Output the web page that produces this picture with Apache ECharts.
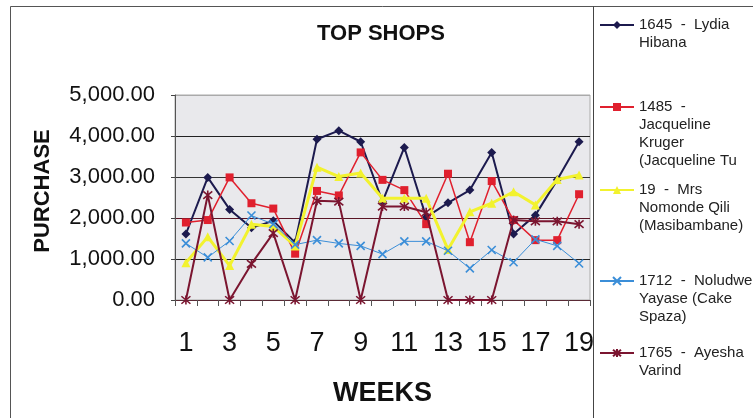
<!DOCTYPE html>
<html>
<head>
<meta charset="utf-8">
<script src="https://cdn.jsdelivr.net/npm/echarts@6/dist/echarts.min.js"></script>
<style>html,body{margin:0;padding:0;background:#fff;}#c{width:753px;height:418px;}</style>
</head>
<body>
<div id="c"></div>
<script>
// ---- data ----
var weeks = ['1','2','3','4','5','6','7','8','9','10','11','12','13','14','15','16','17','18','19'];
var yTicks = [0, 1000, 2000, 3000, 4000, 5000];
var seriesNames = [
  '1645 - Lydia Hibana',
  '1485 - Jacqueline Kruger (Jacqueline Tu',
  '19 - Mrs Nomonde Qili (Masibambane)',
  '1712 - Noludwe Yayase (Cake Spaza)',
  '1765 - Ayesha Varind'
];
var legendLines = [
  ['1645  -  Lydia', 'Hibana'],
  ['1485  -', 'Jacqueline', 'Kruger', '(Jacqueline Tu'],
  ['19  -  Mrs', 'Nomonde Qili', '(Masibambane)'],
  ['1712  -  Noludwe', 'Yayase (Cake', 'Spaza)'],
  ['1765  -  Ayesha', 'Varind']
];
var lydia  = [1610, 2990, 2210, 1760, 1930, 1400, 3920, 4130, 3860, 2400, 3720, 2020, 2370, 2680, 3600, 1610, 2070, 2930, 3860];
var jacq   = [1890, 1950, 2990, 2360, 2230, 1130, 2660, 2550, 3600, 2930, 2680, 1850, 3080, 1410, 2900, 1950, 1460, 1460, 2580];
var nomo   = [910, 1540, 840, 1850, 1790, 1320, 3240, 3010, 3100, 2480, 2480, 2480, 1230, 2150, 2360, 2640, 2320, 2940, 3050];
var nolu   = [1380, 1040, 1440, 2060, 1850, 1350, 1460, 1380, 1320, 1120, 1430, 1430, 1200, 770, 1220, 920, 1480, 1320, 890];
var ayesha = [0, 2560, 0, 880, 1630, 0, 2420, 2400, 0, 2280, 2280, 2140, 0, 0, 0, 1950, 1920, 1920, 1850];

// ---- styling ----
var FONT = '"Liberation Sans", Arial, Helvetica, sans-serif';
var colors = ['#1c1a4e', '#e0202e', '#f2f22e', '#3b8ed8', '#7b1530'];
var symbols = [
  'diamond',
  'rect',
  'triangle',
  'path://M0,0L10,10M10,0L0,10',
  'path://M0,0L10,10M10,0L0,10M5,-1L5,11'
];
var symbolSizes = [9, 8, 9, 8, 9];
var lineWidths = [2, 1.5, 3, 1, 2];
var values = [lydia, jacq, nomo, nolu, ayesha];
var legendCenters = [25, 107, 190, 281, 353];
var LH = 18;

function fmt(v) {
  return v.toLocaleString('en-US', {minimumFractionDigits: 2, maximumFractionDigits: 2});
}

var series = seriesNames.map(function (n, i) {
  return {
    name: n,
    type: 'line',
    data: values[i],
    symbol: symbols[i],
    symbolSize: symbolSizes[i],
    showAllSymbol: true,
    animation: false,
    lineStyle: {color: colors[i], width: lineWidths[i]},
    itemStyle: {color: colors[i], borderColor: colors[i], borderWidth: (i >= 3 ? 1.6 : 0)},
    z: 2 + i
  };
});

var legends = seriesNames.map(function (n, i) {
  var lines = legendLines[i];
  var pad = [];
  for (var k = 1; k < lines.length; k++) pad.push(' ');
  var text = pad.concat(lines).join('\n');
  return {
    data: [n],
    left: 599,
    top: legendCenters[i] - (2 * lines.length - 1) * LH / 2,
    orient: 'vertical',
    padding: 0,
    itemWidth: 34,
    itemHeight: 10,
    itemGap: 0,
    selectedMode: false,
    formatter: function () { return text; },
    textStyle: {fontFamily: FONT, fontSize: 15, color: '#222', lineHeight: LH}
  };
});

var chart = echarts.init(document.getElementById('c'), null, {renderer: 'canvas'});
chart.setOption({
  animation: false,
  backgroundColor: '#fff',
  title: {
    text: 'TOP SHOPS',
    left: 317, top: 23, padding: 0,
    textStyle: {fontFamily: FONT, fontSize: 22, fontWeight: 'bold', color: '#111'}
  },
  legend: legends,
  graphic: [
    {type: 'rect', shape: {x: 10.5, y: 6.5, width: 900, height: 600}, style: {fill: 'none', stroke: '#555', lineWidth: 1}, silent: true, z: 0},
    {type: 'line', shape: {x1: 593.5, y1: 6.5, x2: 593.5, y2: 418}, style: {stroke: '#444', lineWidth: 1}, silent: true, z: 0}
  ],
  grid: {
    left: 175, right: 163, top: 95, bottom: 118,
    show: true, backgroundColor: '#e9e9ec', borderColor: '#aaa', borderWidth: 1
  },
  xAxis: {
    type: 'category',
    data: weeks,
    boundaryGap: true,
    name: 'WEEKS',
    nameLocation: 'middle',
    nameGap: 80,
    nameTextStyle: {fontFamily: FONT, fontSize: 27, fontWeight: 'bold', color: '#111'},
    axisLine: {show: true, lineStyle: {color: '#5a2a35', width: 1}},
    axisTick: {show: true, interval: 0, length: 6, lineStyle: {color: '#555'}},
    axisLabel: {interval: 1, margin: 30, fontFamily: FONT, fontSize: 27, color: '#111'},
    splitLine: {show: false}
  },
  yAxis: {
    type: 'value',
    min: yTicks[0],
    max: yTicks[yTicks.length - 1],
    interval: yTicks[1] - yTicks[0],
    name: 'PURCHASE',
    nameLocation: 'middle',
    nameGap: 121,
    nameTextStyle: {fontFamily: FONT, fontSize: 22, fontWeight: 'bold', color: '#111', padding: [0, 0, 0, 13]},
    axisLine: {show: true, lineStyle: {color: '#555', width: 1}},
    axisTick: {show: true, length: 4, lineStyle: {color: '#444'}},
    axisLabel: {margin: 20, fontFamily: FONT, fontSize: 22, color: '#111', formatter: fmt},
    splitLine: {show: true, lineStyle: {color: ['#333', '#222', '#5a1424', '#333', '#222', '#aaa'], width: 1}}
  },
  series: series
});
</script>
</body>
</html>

> WORK REQUIRED
Copy every line of the data exactly as written, excluding the pictures.

> ANSWER TO THIS EXERCISE
Output the web page that produces this picture with Apache ECharts.
<!DOCTYPE html>
<html>
<head>
<meta charset="utf-8">
<script src="https://cdn.jsdelivr.net/npm/echarts@6/dist/echarts.min.js"></script>
<style>html,body{margin:0;padding:0;background:#fff;}#c{width:753px;height:418px;}</style>
</head>
<body>
<div id="c"></div>
<script>
// ---- data ----
var weeks = ['1','2','3','4','5','6','7','8','9','10','11','12','13','14','15','16','17','18','19'];
var yTicks = [0, 1000, 2000, 3000, 4000, 5000];
var seriesNames = [
  '1645 - Lydia Hibana',
  '1485 - Jacqueline Kruger (Jacqueline Tu',
  '19 - Mrs Nomonde Qili (Masibambane)',
  '1712 - Noludwe Yayase (Cake Spaza)',
  '1765 - Ayesha Varind'
];
var legendLines = [
  ['1645  -  Lydia', 'Hibana'],
  ['1485  -', 'Jacqueline', 'Kruger', '(Jacqueline Tu'],
  ['19  -  Mrs', 'Nomonde Qili', '(Masibambane)'],
  ['1712  -  Noludwe', 'Yayase (Cake', 'Spaza)'],
  ['1765  -  Ayesha', 'Varind']
];
var lydia  = [1610, 2990, 2210, 1760, 1930, 1400, 3920, 4130, 3860, 2400, 3720, 2020, 2370, 2680, 3600, 1610, 2070, 2930, 3860];
var jacq   = [1890, 1950, 2990, 2360, 2230, 1130, 2660, 2550, 3600, 2930, 2680, 1850, 3080, 1410, 2900, 1950, 1460, 1460, 2580];
var nomo   = [910, 1540, 840, 1850, 1790, 1320, 3240, 3010, 3100, 2480, 2480, 2480, 1230, 2150, 2360, 2640, 2320, 2940, 3050];
var nolu   = [1380, 1040, 1440, 2060, 1850, 1350, 1460, 1380, 1320, 1120, 1430, 1430, 1200, 770, 1220, 920, 1480, 1320, 890];
var ayesha = [0, 2560, 0, 880, 1630, 0, 2420, 2400, 0, 2280, 2280, 2140, 0, 0, 0, 1950, 1920, 1920, 1850];

// ---- styling ----
var FONT = '"Liberation Sans", Arial, Helvetica, sans-serif';
var colors = ['#1c1a4e', '#e0202e', '#f2f22e', '#3b8ed8', '#7b1530'];
var symbols = [
  'diamond',
  'rect',
  'triangle',
  'path://M0,0L10,10M10,0L0,10',
  'path://M0,0L10,10M10,0L0,10M5,-1L5,11'
];
var symbolSizes = [9, 8, 9, 8, 9];
var lineWidths = [2, 1.5, 3, 1, 2];
var values = [lydia, jacq, nomo, nolu, ayesha];
var legendCenters = [25, 107, 190, 281, 353];
var LH = 18;

function fmt(v) {
  return v.toLocaleString('en-US', {minimumFractionDigits: 2, maximumFractionDigits: 2});
}

var series = seriesNames.map(function (n, i) {
  return {
    name: n,
    type: 'line',
    data: values[i],
    symbol: symbols[i],
    symbolSize: symbolSizes[i],
    showAllSymbol: true,
    animation: false,
    lineStyle: {color: colors[i], width: lineWidths[i]},
    itemStyle: {color: colors[i], borderColor: colors[i], borderWidth: (i >= 3 ? 1.6 : 0)},
    z: 2 + i
  };
});

var legends = seriesNames.map(function (n, i) {
  var lines = legendLines[i];
  var pad = [];
  for (var k = 1; k < lines.length; k++) pad.push(' ');
  var text = pad.concat(lines).join('\n');
  return {
    data: [n],
    left: 599,
    top: legendCenters[i] - (2 * lines.length - 1) * LH / 2,
    orient: 'vertical',
    padding: 0,
    itemWidth: 34,
    itemHeight: 10,
    itemGap: 0,
    selectedMode: false,
    formatter: function () { return text; },
    textStyle: {fontFamily: FONT, fontSize: 15, color: '#222', lineHeight: LH}
  };
});

var chart = echarts.init(document.getElementById('c'), null, {renderer: 'canvas'});
chart.setOption({
  animation: false,
  backgroundColor: '#fff',
  title: {
    text: 'TOP SHOPS',
    left: 317, top: 23, padding: 0,
    textStyle: {fontFamily: FONT, fontSize: 22, fontWeight: 'bold', color: '#111'}
  },
  legend: legends,
  graphic: [
    {type: 'rect', shape: {x: 10.5, y: 6.5, width: 900, height: 600}, style: {fill: 'none', stroke: '#555', lineWidth: 1}, silent: true, z: 0},
    {type: 'line', shape: {x1: 593.5, y1: 6.5, x2: 593.5, y2: 418}, style: {stroke: '#444', lineWidth: 1}, silent: true, z: 0}
  ],
  grid: {
    left: 175, right: 163, top: 95, bottom: 118,
    show: true, backgroundColor: '#e9e9ec', borderColor: '#aaa', borderWidth: 1
  },
  xAxis: {
    type: 'category',
    data: weeks,
    boundaryGap: true,
    name: 'WEEKS',
    nameLocation: 'middle',
    nameGap: 80,
    nameTextStyle: {fontFamily: FONT, fontSize: 27, fontWeight: 'bold', color: '#111'},
    axisLine: {show: true, lineStyle: {color: '#5a2a35', width: 1}},
    axisTick: {show: true, interval: 0, length: 6, lineStyle: {color: '#555'}},
    axisLabel: {interval: 1, margin: 30, fontFamily: FONT, fontSize: 27, color: '#111'},
    splitLine: {show: false}
  },
  yAxis: {
    type: 'value',
    min: yTicks[0],
    max: yTicks[yTicks.length - 1],
    interval: yTicks[1] - yTicks[0],
    name: 'PURCHASE',
    nameLocation: 'middle',
    nameGap: 121,
    nameTextStyle: {fontFamily: FONT, fontSize: 22, fontWeight: 'bold', color: '#111', padding: [0, 0, 0, 13]},
    axisLine: {show: true, lineStyle: {color: '#555', width: 1}},
    axisTick: {show: true, length: 4, lineStyle: {color: '#444'}},
    axisLabel: {margin: 20, fontFamily: FONT, fontSize: 22, color: '#111', formatter: fmt},
    splitLine: {show: true, lineStyle: {color: ['#333', '#222', '#5a1424', '#333', '#222', '#aaa'], width: 1}}
  },
  series: series
});
</script>
</body>
</html>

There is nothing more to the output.